The Antarctic Circumpolar Current flows in a loop around Antarctica, connecting the Atlantic, Pacific and Indian oceans. It is one of the most significant ocean currents in our climate system because it facilitates the exchange of heat and other properties among the oceans it links.
But how the current transfers heat, particularly vertically from the top layer of the ocean to the bottom layers and vice versa, is still not fully understood. This current is very turbulent, producing eddies - swirling vortices of water similar to storms in the atmosphere - between 30 to 125 miles (50 to 200 kilometers) in diameter. It also spans some 13,000 miles (21,000 kilometers) through an especially remote and inhospitable part of the world, making it one of the most difficult currents for scientists - as least those of the human variety - to observe and measure.
Luckily for Lia Siegelman, a visiting scientist at NASA's Jet Propulsion Laboratory in Pasadena, California, the rough seas posed no challenge for her scientific sidekick: a tagged southern elephant seal.
Equipped with a specialized sensor reminiscent of a small hat, the seal swam more than 3,000 miles (4,800 kilometers) on a three-month voyage, much of it through the turbulent, eddy-rich waters of the Antarctic Circumpolar Current. The seal made around 80 dives at depths ranging from 550 to 1,090 yards (500 to 1,000 meters) per day during this time. All the while, it collected a continuous stream of data that has provided new insight into how heat moves vertically between ocean layers in this volatile region - insight that brings us one step closer to understanding how much heat from the Sun the ocean there is able to absorb.

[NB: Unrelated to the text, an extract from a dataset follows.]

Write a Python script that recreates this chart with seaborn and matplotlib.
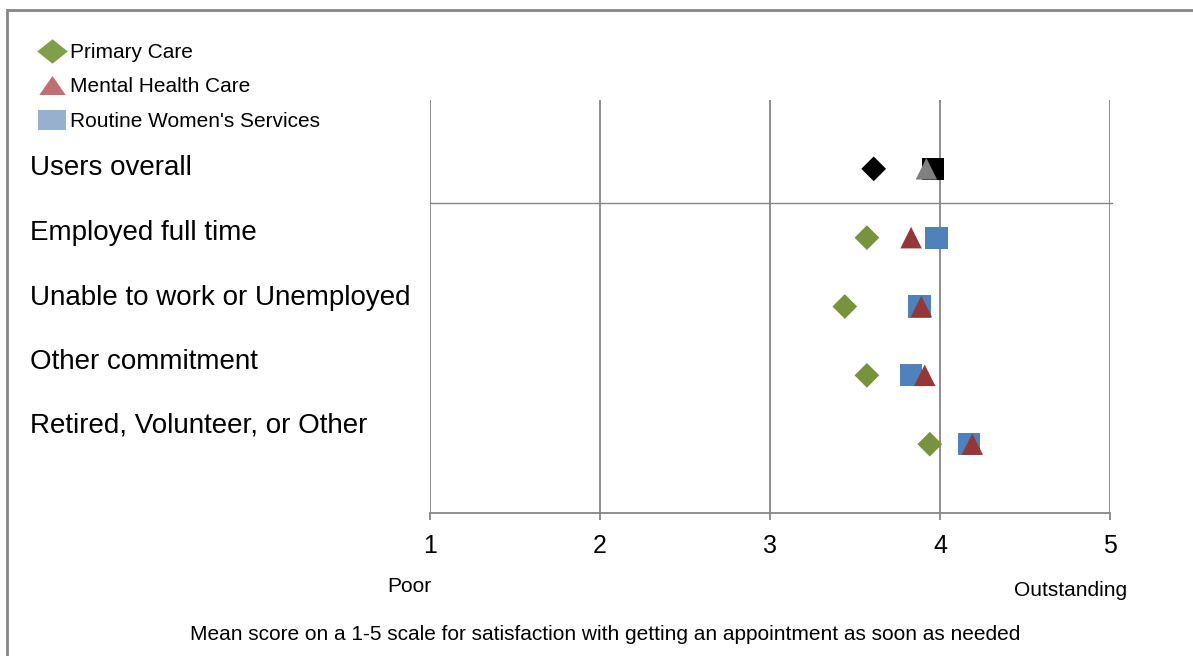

For a new paper published recently in Nature Geoscience, Siegelman and her co-authors combined the seal's data with satellite altimetry data. The satellite data of the ocean surface showed where the swirling eddies were within the current and which eddies the seal was swimming through. Analyzing the combined dataset, the scientists paid particular attention to the role smaller ocean features played in vertical heat transport. Siegelman was surprised by the results.
"These medium-sized eddies are known to drive the production of small-scale fronts - sudden changes in water density similar to cold and warm fronts in the atmosphere," she said. "We found that these fronts were evident some 500 meters [550 yards] into the ocean interior, not just in the surface layer like many studies suggest, and that they played an active role in vertical heat transport."
According to Siegelman, their analysis showed that these fronts act like ducts that carry a lot of heat from the ocean interior back to the surface. "Most current modeling studies indicate that the heat would move from the surface to the ocean interior in these cases, but with the new observational data provided by the seal, we found that that's not the case," she said.
Why It Matters
The ocean surface layer can absorb only a finite amount of heat before natural processes, like evaporation and precipitation, kick in to cool it down. When deep ocean fronts send heat to the surface, that heat warms the surface layer and pushes it closer to its heat threshold. So essentially, in the areas where this dynamic is present, the ocean isn't able to absorb as much heat from the Sun as it otherwise could.
Current climate models and those used to estimate Earth's heat budget don't factor in the effects of these small-scale ocean fronts, but the paper's authors argue that they should.
"Inaccurate representation of these small-scale fronts could considerably underestimate the amount of heat transferred from the ocean interior back to the surface and, as a consequence, potentially overestimate the amount of heat the ocean can absorb," Siegelman said. "This could be an important implication for our climate and the ocean's role in offsetting the effects of global warming by absorbing most of the heat."
The scientists say this phenomenon is also likely present in other turbulent areas of the ocean where eddies are common, including the Gulf Stream in the Atlantic Ocean and the Kuroshio Extension in the North Pacific Ocean.
Although their results are significant, Siegelman says more research is needed to fully understand and quantify the long-term effects these fronts may have on the global ocean and our climate system. For example, the study is based on observations in the late spring and early summer. Results may be more pronounced during winter months, when these small-scale fronts tend to be stronger. This body of research will also benefit from additional studies in other locations.